DeLay became one of the bill’s biggest backers, and was slapped on the wrist by the ethics committee for promising on the House floor to support the campaign of the son of Rep. Nick Smith (R-Mich.) if the elder Smith voted for the bill.
Hastert was also the go-between in a feud between DeLay and former Majority Leader Dick Armey (R-Texas). The two Texans, both elected to Congress in 1984, had become estranged after an aborted coup to oust Gingrich in which they both played uncertain roles. Hastert maintained a good relationship with both. In addition, Palmer and Armey’s chief of staff, David Hobbs, forged a strong working relationship and remain close friends.
When Hastert and DeLay finally hit their stride, the Speaker became a counterbalance to the often-aggressive majority leader. DeLay said Hastert would occasionally tell him to slow down.
“He’s not one to go off half-cocked,” DeLay said of the Speaker’s deliberate nature and curiosity about every side of a debate. “In that we complemented each other.”
“I felt that my job was to take as much burden off his shoulders that I could,” DeLay said.
STEPPING ASIDE
As Hastert and DeLay settled in to their separate roles — and caricatures — the two men became more reliant on each other in the day-to-day operation of the House.

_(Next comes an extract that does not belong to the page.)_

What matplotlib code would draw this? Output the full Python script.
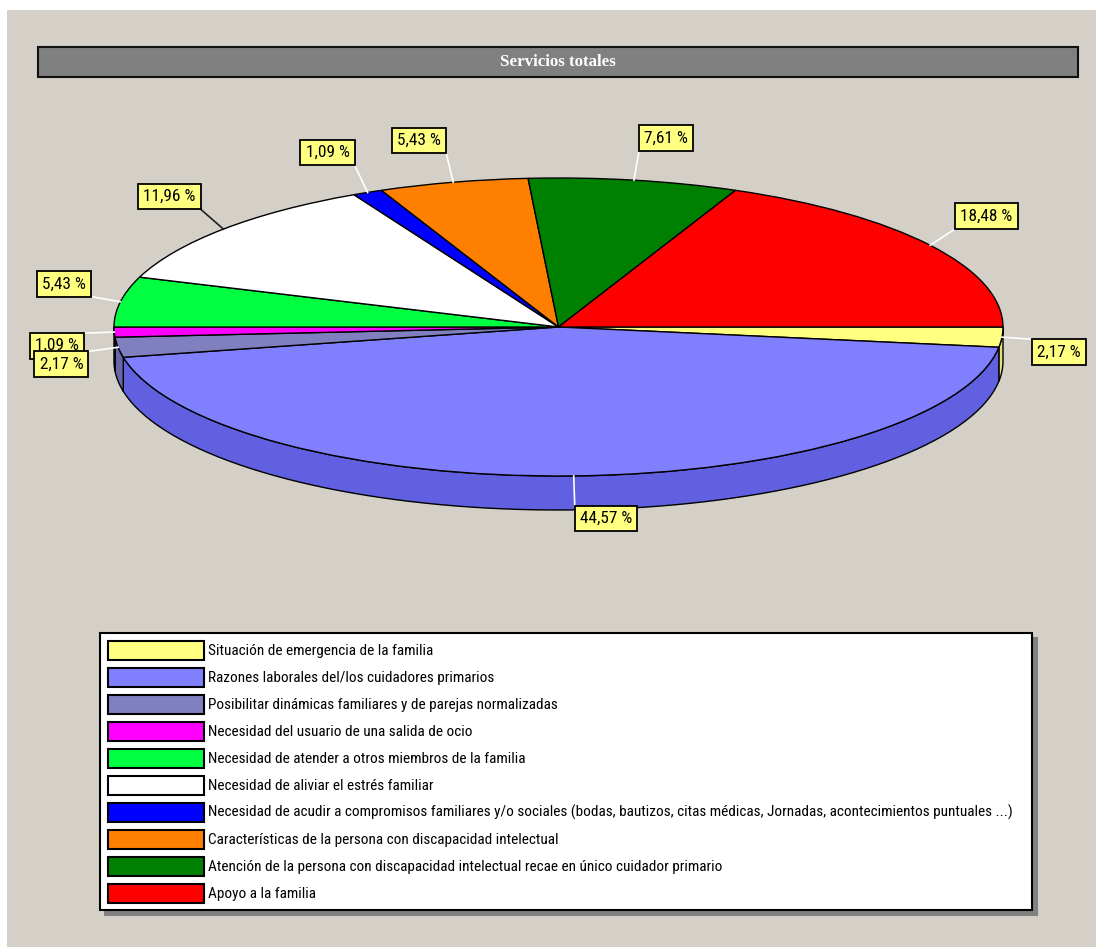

Hastert allowed DeLay and his supporters to change conference rules allowing an indicted member of the leadership to remain in his post before a member and media backlash forced DeLay to rescind that change. Hastert then backtracked on proposed changes to House rules that would have changed the way the ethics committee operates.
The rest of 2005 was a flood of negative news tying DeLay to convicted former lobbyist Jack Abramoff. Then, last fall, DeLay was indicted by a Texas grand jury for his alleged role in a plot to funnel illegal corporate campaign contributions to Republican Statehouse candidates. The indictment forced the majority leader to relinquish his leadership post, creating a void that sent the party into a brief tailspin.
Before that indictment was announced, the Speaker and his staff had devised a plan to name Rules Committee Chairman David Dreier (R-Calif.) as the interim majority leader, but when they first posed the idea to Dreier on the eve of DeLay’s indictment, the Rules chairman said no, Dreier said earlier this month. After some coaxing, he agreed to the temporary promotion, but Majority Whip Roy Blunt (R-Mo.) and Rep. Mike Pence (R-Ind.), the chairman of the conservative Republican Study Committee, both reportedly raised objections and the Speaker shifted course and named Blunt as the interim leader.
As Blunt adjusted to his new role as leader and whip, Hastert involved himself with more of the day-to-day details of running the conference. It was a rocky fall, but he and the other leaders were able to accomplish many of their legislative priorities, including a cut of $39 billion in mandatory spending from the federal budget.
“First of all, it was hard to do anything and get credit for anything because of what the press was,” Hastert said.
Throughout this uncertain phase, Hastert never pressured DeLay to step aside or to resign his leadership post permanently; instead, he let the former majority leader determine his own fate.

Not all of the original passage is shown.